▶ _Task objective_: Restate the whole listing word for word. Pictures are left out.

▶ _Information provided_:
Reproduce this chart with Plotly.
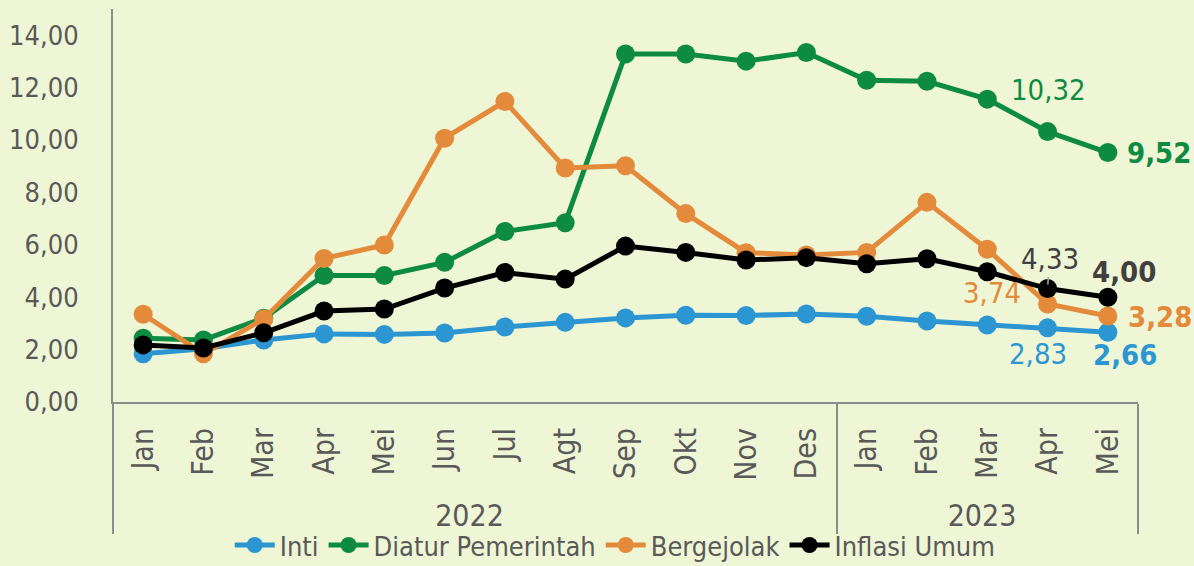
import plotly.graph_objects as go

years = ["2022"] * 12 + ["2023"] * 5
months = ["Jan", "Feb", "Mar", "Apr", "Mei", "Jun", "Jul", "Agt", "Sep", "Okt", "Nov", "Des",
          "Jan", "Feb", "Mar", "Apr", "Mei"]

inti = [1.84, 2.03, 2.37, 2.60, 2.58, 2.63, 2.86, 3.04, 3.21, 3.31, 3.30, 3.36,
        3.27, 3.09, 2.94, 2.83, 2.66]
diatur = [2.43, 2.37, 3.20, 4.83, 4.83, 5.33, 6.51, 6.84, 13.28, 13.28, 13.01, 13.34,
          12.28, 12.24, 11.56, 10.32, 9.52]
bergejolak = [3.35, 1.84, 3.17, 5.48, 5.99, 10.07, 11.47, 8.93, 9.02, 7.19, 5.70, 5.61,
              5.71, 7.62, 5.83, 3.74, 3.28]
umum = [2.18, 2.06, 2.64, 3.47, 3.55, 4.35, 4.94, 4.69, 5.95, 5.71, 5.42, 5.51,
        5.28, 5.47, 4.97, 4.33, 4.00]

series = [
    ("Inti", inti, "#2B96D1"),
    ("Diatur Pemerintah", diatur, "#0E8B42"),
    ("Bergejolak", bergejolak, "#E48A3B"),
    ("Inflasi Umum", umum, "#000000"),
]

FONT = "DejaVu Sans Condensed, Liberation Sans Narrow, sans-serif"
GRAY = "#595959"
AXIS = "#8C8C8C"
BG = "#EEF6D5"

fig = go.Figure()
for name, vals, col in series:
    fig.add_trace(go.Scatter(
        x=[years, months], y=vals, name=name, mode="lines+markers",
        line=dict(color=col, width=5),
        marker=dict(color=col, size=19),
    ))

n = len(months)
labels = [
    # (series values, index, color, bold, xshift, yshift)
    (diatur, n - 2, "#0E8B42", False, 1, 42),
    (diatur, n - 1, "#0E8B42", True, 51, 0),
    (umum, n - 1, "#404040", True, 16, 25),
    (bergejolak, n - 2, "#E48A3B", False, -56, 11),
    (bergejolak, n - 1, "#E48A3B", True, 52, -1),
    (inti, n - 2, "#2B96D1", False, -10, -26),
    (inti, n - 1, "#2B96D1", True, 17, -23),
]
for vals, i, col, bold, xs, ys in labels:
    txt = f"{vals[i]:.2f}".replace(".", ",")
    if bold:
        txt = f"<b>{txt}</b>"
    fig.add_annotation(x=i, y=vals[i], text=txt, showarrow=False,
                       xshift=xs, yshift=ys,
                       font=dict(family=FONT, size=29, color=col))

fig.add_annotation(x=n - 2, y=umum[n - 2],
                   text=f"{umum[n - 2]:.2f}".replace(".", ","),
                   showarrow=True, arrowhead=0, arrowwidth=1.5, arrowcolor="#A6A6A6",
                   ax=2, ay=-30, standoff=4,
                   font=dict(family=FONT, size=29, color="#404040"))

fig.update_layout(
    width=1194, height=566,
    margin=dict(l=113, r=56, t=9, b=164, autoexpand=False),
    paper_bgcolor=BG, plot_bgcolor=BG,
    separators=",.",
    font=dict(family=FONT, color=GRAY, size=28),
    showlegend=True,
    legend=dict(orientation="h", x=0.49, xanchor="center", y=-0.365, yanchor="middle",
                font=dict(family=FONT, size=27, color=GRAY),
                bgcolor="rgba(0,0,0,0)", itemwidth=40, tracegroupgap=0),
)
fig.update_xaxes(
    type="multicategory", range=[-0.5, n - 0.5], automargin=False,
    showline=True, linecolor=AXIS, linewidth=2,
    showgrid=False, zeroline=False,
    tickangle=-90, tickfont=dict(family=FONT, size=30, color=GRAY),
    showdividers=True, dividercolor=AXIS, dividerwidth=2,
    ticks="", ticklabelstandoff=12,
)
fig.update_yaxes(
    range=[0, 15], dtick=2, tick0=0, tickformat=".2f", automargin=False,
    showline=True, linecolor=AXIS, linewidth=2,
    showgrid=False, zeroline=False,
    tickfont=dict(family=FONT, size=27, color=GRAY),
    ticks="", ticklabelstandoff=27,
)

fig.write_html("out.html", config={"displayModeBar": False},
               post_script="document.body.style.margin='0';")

▶ _Response_:
Reproduce this chart with Plotly.
import plotly.graph_objects as go

years = ["2022"] * 12 + ["2023"] * 5
months = ["Jan", "Feb", "Mar", "Apr", "Mei", "Jun", "Jul", "Agt", "Sep", "Okt", "Nov", "Des",
          "Jan", "Feb", "Mar", "Apr", "Mei"]

inti = [1.84, 2.03, 2.37, 2.60, 2.58, 2.63, 2.86, 3.04, 3.21, 3.31, 3.30, 3.36,
        3.27, 3.09, 2.94, 2.83, 2.66]
diatur = [2.43, 2.37, 3.20, 4.83, 4.83, 5.33, 6.51, 6.84, 13.28, 13.28, 13.01, 13.34,
          12.28, 12.24, 11.56, 10.32, 9.52]
bergejolak = [3.35, 1.84, 3.17, 5.48, 5.99, 10.07, 11.47, 8.93, 9.02, 7.19, 5.70, 5.61,
              5.71, 7.62, 5.83, 3.74, 3.28]
umum = [2.18, 2.06, 2.64, 3.47, 3.55, 4.35, 4.94, 4.69, 5.95, 5.71, 5.42, 5.51,
        5.28, 5.47, 4.97, 4.33, 4.00]

series = [
    ("Inti", inti, "#2B96D1"),
    ("Diatur Pemerintah", diatur, "#0E8B42"),
    ("Bergejolak", bergejolak, "#E48A3B"),
    ("Inflasi Umum", umum, "#000000"),
]

FONT = "DejaVu Sans Condensed, Liberation Sans Narrow, sans-serif"
GRAY = "#595959"
AXIS = "#8C8C8C"
BG = "#EEF6D5"

fig = go.Figure()
for name, vals, col in series:
    fig.add_trace(go.Scatter(
        x=[years, months], y=vals, name=name, mode="lines+markers",
        line=dict(color=col, width=5),
        marker=dict(color=col, size=19),
    ))

n = len(months)
labels = [
    # (series values, index, color, bold, xshift, yshift)
    (diatur, n - 2, "#0E8B42", False, 1, 42),
    (diatur, n - 1, "#0E8B42", True, 51, 0),
    (umum, n - 1, "#404040", True, 16, 25),
    (bergejolak, n - 2, "#E48A3B", False, -56, 11),
    (bergejolak, n - 1, "#E48A3B", True, 52, -1),
    (inti, n - 2, "#2B96D1", False, -10, -26),
    (inti, n - 1, "#2B96D1", True, 17, -23),
]
for vals, i, col, bold, xs, ys in labels:
    txt = f"{vals[i]:.2f}".replace(".", ",")
    if bold:
        txt = f"<b>{txt}</b>"
    fig.add_annotation(x=i, y=vals[i], text=txt, showarrow=False,
                       xshift=xs, yshift=ys,
                       font=dict(family=FONT, size=29, color=col))

fig.add_annotation(x=n - 2, y=umum[n - 2],
                   text=f"{umum[n - 2]:.2f}".replace(".", ","),
                   showarrow=True, arrowhead=0, arrowwidth=1.5, arrowcolor="#A6A6A6",
                   ax=2, ay=-30, standoff=4,
                   font=dict(family=FONT, size=29, color="#404040"))

fig.update_layout(
    width=1194, height=566,
    margin=dict(l=113, r=56, t=9, b=164, autoexpand=False),
    paper_bgcolor=BG, plot_bgcolor=BG,
    separators=",.",
    font=dict(family=FONT, color=GRAY, size=28),
    showlegend=True,
    legend=dict(orientation="h", x=0.49, xanchor="center", y=-0.365, yanchor="middle",
                font=dict(family=FONT, size=27, color=GRAY),
                bgcolor="rgba(0,0,0,0)", itemwidth=40, tracegroupgap=0),
)
fig.update_xaxes(
    type="multicategory", range=[-0.5, n - 0.5], automargin=False,
    showline=True, linecolor=AXIS, linewidth=2,
    showgrid=False, zeroline=False,
    tickangle=-90, tickfont=dict(family=FONT, size=30, color=GRAY),
    showdividers=True, dividercolor=AXIS, dividerwidth=2,
    ticks="", ticklabelstandoff=12,
)
fig.update_yaxes(
    range=[0, 15], dtick=2, tick0=0, tickformat=".2f", automargin=False,
    showline=True, linecolor=AXIS, linewidth=2,
    showgrid=False, zeroline=False,
    tickfont=dict(family=FONT, size=27, color=GRAY),
    ticks="", ticklabelstandoff=27,
)

fig.write_html("out.html", config={"displayModeBar": False},
               post_script="document.body.style.margin='0';")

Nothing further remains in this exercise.